Worker 超時是 Gunicorn 生產環境中最常見的問題之一。本章將深入探討超時的成因、診斷方法與解決方案。

1. 什麼是 Worker 超時？

超時機制

Gunicorn 使用 主進程監控機制 來管理 Worker：

# Gunicorn 的超時檢查機制（簡化版）
class Arbiter:
    def murder_workers(self):
        """主進程定期檢查 Worker 是否超時"""
        now = time.time()
        for worker_pid, worker in self.workers.items():
            if (now - worker.last_notif) > self.timeout:
                # Worker 在 timeout 秒內沒有回應
                os.kill(worker_pid, signal.SIGKILL)  # 強制殺死
                self.log.critical("Worker %s timeout, killed", worker_pid)

預設超時時間

# gunicorn.conf.py
timeout = 30  # 預設 30 秒

# 超時後會發生什麼：
# 1. 主進程發現 Worker 超過 30 秒沒有回應
# 2. 發送 SIGKILL 信號強制殺死 Worker
# 3. 啟動新的 Worker 替代
# 4. 記錄錯誤日誌

2. 為什麼會發生超時？

常見原因

原因 1：請求處理時間過長

# ❌ 錯誤：長時間運算沒有分拆
def process_large_file(request):
    file = request.FILES['data']

    # 處理 1GB 的文件，耗時 60 秒
    result = process_data(file.read())  # 超過 30 秒超時

    return JsonResponse({'result': result})

原因 2：外部 API 呼叫慢

# ❌ 錯誤：沒有設置外部 API 的超時
def fetch_user_data(request):
    user_id = request.GET['user_id']

    # 外部 API 響應慢，沒有超時設定
    response = requests.get(
        f'https://api.external.com/users/{user_id}'
        # 缺少 timeout 參數！
    )

    return JsonResponse(response.json())

原因 3：資料庫查詢慢

# ❌ 錯誤：N+1 查詢問題
def get_orders(request):
    orders = Order.objects.all()  # 10,000 筆

    result = []
    for order in orders:
        # 每次都查詢資料庫！
        result.append({
            'order_id': order.id,
            'user': order.user.name,        # 查詢 1 次
            'items': order.items.count(),   # 查詢 1 次
        })

    # 總共查詢：1 + 10,000 + 10,000 = 20,001 次
    # 耗時可能超過 30 秒

    return JsonResponse({'orders': result})

原因 4：死鎖（Deadlock）

# ❌ 錯誤：資料庫死鎖
from django.db import transaction

@transaction.atomic
def transfer_money(request):
    # Transaction 1: A → B
    account_a = Account.objects.select_for_update().get(id=1)
    account_b = Account.objects.select_for_update().get(id=2)

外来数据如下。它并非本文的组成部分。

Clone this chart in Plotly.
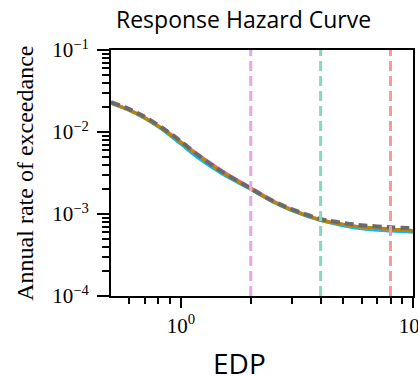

    # 同時有另一個 transaction: B → A
    # 兩個 transaction 互相等待，形成死鎖
    # Worker 永遠等待，直到超時被殺死

原因 5：記憶體不足

# ❌ 錯誤：記憶體占用過高導致 swap
def process_images(request):
    images = []

    # 載入 1000 張圖片到記憶體
    for i in range(1000):
        img = Image.open(f'image_{i}.jpg')
        images.append(img)  # 每張 10MB = 10GB

    # 記憶體不足，開始 swap
    # 系統變慢，處理時間超過 30 秒

3. 如何診斷超時問題？

步驟 1：檢查日誌

# Gunicorn 日誌
tail -f /var/log/gunicorn/error.log

# 典型的超時日誌：
[2025-01-31 14:23:45 +0800] [12345] [CRITICAL] WORKER TIMEOUT (pid:12346)
[2025-01-31 14:23:45 +0800] [12345] [WARNING] Worker with pid 12346 was terminated due to signal 9

步驟 2：找出慢請求

# middleware.py - 記錄請求時間
import time
import logging

logger = logging.getLogger(__name__)

class SlowRequestMiddleware:
    def __init__(self, get_response):
        self.get_response = get_response

    def __call__(self, request):
        start_time = time.time()

        response = self.get_response(request)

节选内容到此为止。